Copy out every line that contains "this".

▶ **Entries with chart source code**:
▽

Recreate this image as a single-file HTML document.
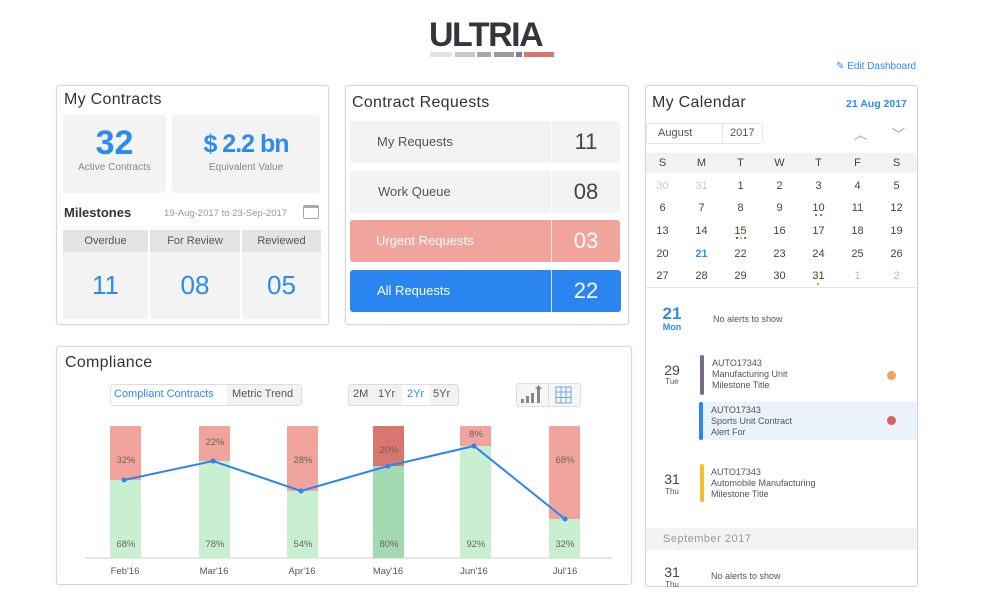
<!DOCTYPE html>
<html><head><meta charset="utf-8"><style>
*{box-sizing:border-box;margin:0;padding:0}
body{width:984px;height:608px;background:#fff;position:relative;font-family:"Liberation Sans",sans-serif;color:#444;overflow:hidden}
.a{position:absolute}
.panel{position:absolute;border:1px solid #d4d6da;border-radius:3px;background:#fff;box-shadow:0 0 2px rgba(0,0,0,.08)}
.t{position:absolute;font-size:16px;color:#333;letter-spacing:.3px}
.tile{position:absolute;background:#f3f3f3;border-radius:3px}
.c{text-align:center}
.blue{color:#2b8cf0}
.cal td{text-align:center;font-size:11px;color:#444;height:22.6px;width:39px;padding:0}
.small{font-size:9px;color:#555;line-height:11px}
</style></head><body>

<div class="a" style="left:429px;top:18px;font-size:34px;font-weight:bold;color:#33363d;letter-spacing:-1.5px;line-height:34px">ULTRIA</div>
<div class="a" style="left:430px;top:52px;width:22px;height:5px;background:#e3e3e3"></div>
<div class="a" style="left:455px;top:52px;width:20px;height:5px;background:#c8c8c8"></div>
<div class="a" style="left:477px;top:52px;width:14px;height:5px;background:#a8a8a8"></div>
<div class="a" style="left:494px;top:52px;width:20px;height:5px;background:#9a9aa0"></div>
<div class="a" style="left:516px;top:52px;width:6px;height:5px;background:#80808a"></div>
<div class="a" style="left:524px;top:52px;width:30px;height:5px;background:#d9736d"></div>
<div class="a" style="left:836px;top:61px;font-size:10px;color:#2b8cf0">✎ Edit Dashboard</div>

<!-- My Contracts -->
<div class="panel" style="left:56px;top:85px;width:273px;height:240px"></div>
<div class="t" style="left:64px;top:91px">My Contracts</div>
<div class="tile" style="left:63px;top:115px;width:103px;height:78px"></div>
<div class="tile" style="left:172px;top:115px;width:148px;height:78px"></div>
<div class="a c blue" style="left:63px;top:124px;width:103px;font-size:34px;font-weight:bold">32</div>
<div class="a c" style="left:63px;top:162px;width:103px;font-size:10px;color:#888">Active Contracts</div>
<div class="a c blue" style="left:172px;top:130px;width:148px;font-size:25px;font-weight:bold;letter-spacing:-1px">$ 2.2 bn</div>
<div class="a c" style="left:172px;top:162px;width:148px;font-size:10px;color:#888">Equivalent Value</div>
<div class="a" style="left:64px;top:205px;font-size:13px;color:#333;font-weight:bold">Milestones</div>
<div class="a" style="left:164px;top:208px;font-size:9.5px;color:#999">19-Aug-2017 to 23-Sep-2017</div>
<div class="a" style="left:303px;top:205px;width:16px;height:14px;border:1px solid #aaa;border-radius:2px;border-top-width:3px"></div>
<div class="a" style="left:63px;top:230px;width:85px;height:22px;background:#e4e4e4"></div>
<div class="a" style="left:150px;top:230px;width:90px;height:22px;background:#e4e4e4"></div>
<div class="a" style="left:242px;top:230px;width:79px;height:22px;background:#e4e4e4"></div>
<div class="a" style="left:63px;top:252px;width:85px;height:67px;background:#f3f3f3"></div>
<div class="a" style="left:150px;top:252px;width:90px;height:67px;background:#f3f3f3"></div>
<div class="a" style="left:242px;top:252px;width:79px;height:67px;background:#f3f3f3"></div>
<div class="a c" style="left:63px;top:235px;width:85px;font-size:11px;color:#555">Overdue</div>
<div class="a c" style="left:150px;top:235px;width:90px;font-size:11px;color:#555">For Review</div>
<div class="a c" style="left:242px;top:235px;width:79px;font-size:11px;color:#555">Reviewed</div>
<div class="a c blue" style="left:63px;top:270px;width:85px;font-size:26px">11</div>
<div class="a c blue" style="left:150px;top:270px;width:90px;font-size:26px">08</div>
<div class="a c blue" style="left:242px;top:270px;width:79px;font-size:26px">05</div>

<!-- Contract Requests -->
<div class="panel" style="left:345px;top:85px;width:284px;height:240px"></div>
<div class="t" style="left:352px;top:94px">Contract Requests</div>
<div class="tile" style="left:350px;top:121px;width:270px;height:42px"></div>
<div class="tile" style="left:350px;top:171px;width:270px;height:42px"></div>
<div class="tile" style="left:350px;top:220px;width:270px;height:42px;background:#f0a49c"></div>
<div class="tile" style="left:350px;top:270px;width:271px;height:42px;background:#2b85f0"></div>
<div class="a" style="left:551px;top:121px;width:1px;height:191px;background:rgba(255,255,255,.8)"></div>
<div class="a" style="left:377px;top:134px;font-size:13px;color:#555">My Requests</div>
<div class="a" style="left:378px;top:184px;font-size:13px;color:#555">Work Queue</div>
<div class="a" style="left:376px;top:233px;font-size:13px;color:#fff">Urgent Requests</div>
<div class="a" style="left:377px;top:283px;font-size:13px;color:#fff">All Requests</div>
<div class="a c" style="left:552px;top:129px;width:68px;font-size:22px;color:#444">11</div>
<div class="a c" style="left:552px;top:179px;width:68px;font-size:22px;color:#444">08</div>
<div class="a c" style="left:552px;top:228px;width:68px;font-size:22px;color:#fff">03</div>
<div class="a c" style="left:552px;top:278px;width:68px;font-size:22px;color:#fff">22</div>

<!-- Calendar -->
<div class="panel" style="left:645px;top:85px;width:273px;height:502px"></div>
<div class="t" style="left:652px;top:94px">My Calendar</div>
<div class="a blue" style="left:846px;top:98px;font-size:10.5px;font-weight:bold">21 Aug 2017</div>
<div class="a" style="left:646px;top:123px;width:117px;height:21px;border:1px solid #e6e6e6;border-radius:3px"></div>
<div class="a" style="left:722px;top:124px;width:1px;height:19px;background:#e6e6e6"></div>
<div class="a" style="left:658px;top:127px;font-size:11px;color:#555">August</div>
<div class="a" style="left:730px;top:127px;font-size:11px;color:#555">2017</div>
<div class="a" style="left:854px;top:124px;font-size:13px;color:#999">︿</div>
<div class="a" style="left:892px;top:124px;font-size:13px;color:#999">﹀</div>
<div class="a" style="left:646px;top:153px;width:271px;height:20px;background:#f2f2f2"></div>
<table class="a cal" style="left:643px;top:152px;border-collapse:collapse">
<tr><td style="height:21px">S</td><td>M</td><td>T</td><td>W</td><td>T</td><td>F</td><td>S</td></tr>
<tr><td style="color:#ccc">30</td><td style="color:#ccc">31</td><td>1</td><td>2</td><td>3</td><td>4</td><td>5</td></tr>
<tr><td>6</td><td>7</td><td>8</td><td>9</td><td>10</td><td>11</td><td>12</td></tr>
<tr><td>13</td><td>14</td><td>15</td><td>16</td><td>17</td><td>18</td><td>19</td></tr>
<tr><td>20</td><td style="color:#2b8cf0;font-weight:bold">21</td><td>22</td><td>23</td><td>24</td><td>25</td><td>26</td></tr>
<tr><td>27</td><td>28</td><td>29</td><td>30</td><td>31</td><td style="color:#bbb">1</td><td style="color:#bbb">2</td></tr>
</table>
<div class="a" style="left:815px;top:214px;width:7px;height:2px;border-left:2px solid #2b8cf0;border-right:2px solid #2b8cf0"></div>
<div class="a" style="left:736px;top:237px;width:10px;height:2px;background:linear-gradient(90deg,#666 0 2px,#fff 2px 4px,#f0b400 4px 6px,#fff 6px 8px,#2b8cf0 8px)"></div>
<div class="a" style="left:817px;top:283px;width:2px;height:2px;background:#f0b400"></div>
<div class="a" style="left:646px;top:287px;width:271px;height:1px;background:#e6e6e6"></div>
<div class="a c blue" style="left:658px;top:305px;width:28px;font-size:17px;font-weight:bold;line-height:18px">21</div>
<div class="a c blue" style="left:658px;top:322px;width:28px;font-size:9px;font-weight:bold">Mon</div>
<div class="a" style="left:713px;top:314px;font-size:9px;color:#555">No alerts to show</div>
<div class="a c" style="left:658px;top:362px;width:28px;font-size:14px;color:#444">29</div>
<div class="a c" style="left:658px;top:377px;width:28px;font-size:8px;color:#555">Tue</div>
<div class="a" style="left:700px;top:355px;width:4px;height:40px;background:#7b6b86;border-radius:2px"></div>
<div class="a small" style="left:712px;top:358px">AUTO17343<br>Manufacturing Unit<br>Milestone Title</div>
<div class="a" style="left:887px;top:371px;width:9px;height:9px;border-radius:50%;background:#f2a45e"></div>
<div class="a" style="left:699px;top:402px;width:218px;height:38px;background:#eaf2fb"></div>
<div class="a" style="left:699px;top:402px;width:4px;height:38px;background:#2b85f0;border-radius:2px"></div>
<div class="a small" style="left:711px;top:405px">AUTO17343<br>Sports Unit Contract<br>Alert For</div>
<div class="a" style="left:887px;top:416px;width:9px;height:9px;border-radius:50%;background:#d9635b"></div>
<div class="a c" style="left:658px;top:471px;width:28px;font-size:14px;color:#444">31</div>
<div class="a c" style="left:658px;top:487px;width:28px;font-size:8px;color:#555">Thu</div>
<div class="a" style="left:700px;top:464px;width:4px;height:38px;background:#f0c030;border-radius:2px"></div>
<div class="a small" style="left:711px;top:467px">AUTO17343<br>Automobile Manufacturing<br>Milestone Title</div>
<div class="a" style="left:646px;top:528px;width:271px;height:22px;background:#f3f3f3"></div>
<div class="a" style="left:663px;top:533px;font-size:11px;color:#999;letter-spacing:.5px">September 2017</div>
<div class="a c" style="left:658px;top:564px;width:28px;font-size:14px;color:#444">31</div>
<div class="a c" style="left:658px;top:580px;width:28px;font-size:8px;color:#555">Thu</div>
<div class="a" style="left:711px;top:571px;font-size:9px;color:#555">No alerts to show</div>
<div class="a" style="left:640px;top:588px;width:290px;height:20px;background:#fff"></div>

<!-- Compliance -->
<div class="panel" style="left:56px;top:346px;width:576px;height:239px"></div>
<div class="t" style="left:65px;top:354px">Compliance</div>
<div class="a" style="left:110px;top:384px;width:192px;height:22px;border:1px solid #ddd;border-radius:3px;background:#fff"></div>
<div class="a" style="left:227px;top:385px;width:74px;height:20px;background:#f2f2f2"></div>
<div class="a blue" style="left:114px;top:388px;font-size:11px">Compliant Contracts</div>
<div class="a" style="left:232px;top:388px;font-size:11px;color:#555">Metric Trend</div>
<div class="a" style="left:348px;top:384px;width:111px;height:22px;border:1px solid #ddd;border-radius:3px;background:#f2f2f2"></div>
<div class="a" style="left:402px;top:385px;width:28px;height:20px;background:#fff"></div>
<div class="a" style="left:353px;top:388px;font-size:11px;color:#555">2M</div>
<div class="a" style="left:378px;top:388px;font-size:11px;color:#555">1Yr</div>
<div class="a blue" style="left:407px;top:388px;font-size:11px">2Yr</div>
<div class="a" style="left:433px;top:388px;font-size:11px;color:#555">5Yr</div>
<div class="a" style="left:516px;top:383px;width:65px;height:24px;border:1px solid #ddd;border-radius:3px;background:#f6f6f6"></div>
<div class="a" style="left:548px;top:384px;width:1px;height:22px;background:#ddd"></div>
<svg class="a" style="left:516px;top:383px" width="65" height="24">
<g fill="#888"><rect x="5" y="16" width="3" height="4"/><rect x="10" y="13" width="3" height="7"/><rect x="15" y="10" width="3" height="10"/><rect x="21" y="6" width="3" height="14"/><path d="M22.5 2 L26 6 L19 6Z"/></g>
<g stroke="#6aa6f0" fill="none" stroke-width="1"><rect x="40" y="4" width="15" height="16"/><line x1="45" y1="4" x2="45" y2="20"/><line x1="50" y1="4" x2="50" y2="20"/><line x1="40" y1="9" x2="55" y2="9"/><line x1="40" y1="14.5" x2="55" y2="14.5"/></g>
</svg>
<svg class="a" style="left:0;top:0" width="640" height="600">
<line x1="85" y1="558" x2="612" y2="558" stroke="#ccc"/>
<g>
<rect x="110" y="426" width="31" height="54" fill="#f0a49c"/><rect x="110" y="480" width="31" height="78" fill="#c8efd0"/>
<rect x="199" y="426" width="31" height="35" fill="#f0a49c"/><rect x="199" y="461" width="31" height="97" fill="#c8efd0"/>
<rect x="287" y="426" width="31" height="65" fill="#f0a49c"/><rect x="287" y="491" width="31" height="67" fill="#c8efd0"/>
<rect x="373" y="426" width="31" height="40" fill="#d9766f"/><rect x="373" y="466" width="31" height="92" fill="#a3d9b1"/>
<rect x="460" y="426" width="31" height="20" fill="#f0a49c"/><rect x="460" y="446" width="31" height="112" fill="#c8efd0"/>
<rect x="549" y="426" width="31" height="93" fill="#f0a49c"/><rect x="549" y="519" width="31" height="39" fill="#c8efd0"/>
</g>
<g font-size="9.5" fill="#666" text-anchor="middle" font-family="Liberation Sans">
<text x="126" y="463">32%</text><text x="215" y="445">22%</text><text x="303" y="463">28%</text><text x="389" y="453">20%</text><text x="476" y="437">8%</text><text x="565" y="463">68%</text>
<text x="126" y="547">68%</text><text x="215" y="547">78%</text><text x="303" y="547">54%</text><text x="389" y="547">80%</text><text x="476" y="547">92%</text><text x="565" y="547">32%</text>
</g>
<polyline points="124,480 213,461 301,491 388,466 474,446 565,519" fill="none" stroke="#2b85f0" stroke-width="2"/>
<g fill="#2b85f0"><circle cx="124" cy="480" r="2.5"/><circle cx="213" cy="461" r="2.5"/><circle cx="301" cy="491" r="2.5"/><circle cx="388" cy="466" r="2.5"/><circle cx="474" cy="446" r="2.5"/><circle cx="565" cy="519" r="2.5"/></g>
<g font-size="9.5" fill="#555" text-anchor="middle" font-family="Liberation Sans">
<text x="125" y="574">Feb'16</text><text x="214" y="574">Mar'16</text><text x="302" y="574">Apr'16</text><text x="388" y="574">May'16</text><text x="474" y="574">Jun'16</text><text x="565" y="574">Jul'16</text>
</g>
</svg>
</body></html>
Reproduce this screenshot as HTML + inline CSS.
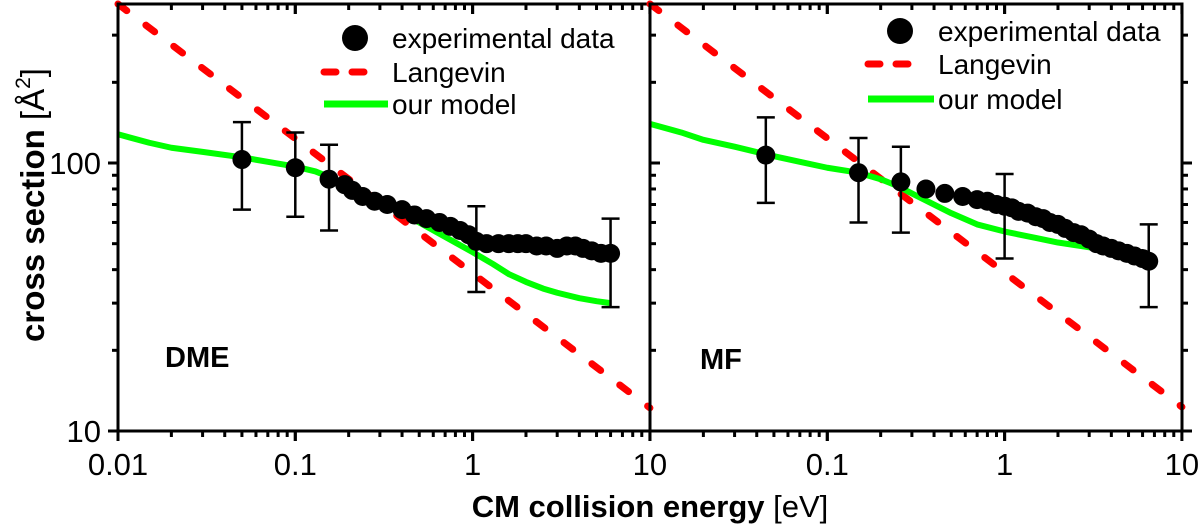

△

▶ **Output of the exercise**:
Recreate this image as a single-file HTML document.
Reproduce this screenshot as HTML + inline CSS.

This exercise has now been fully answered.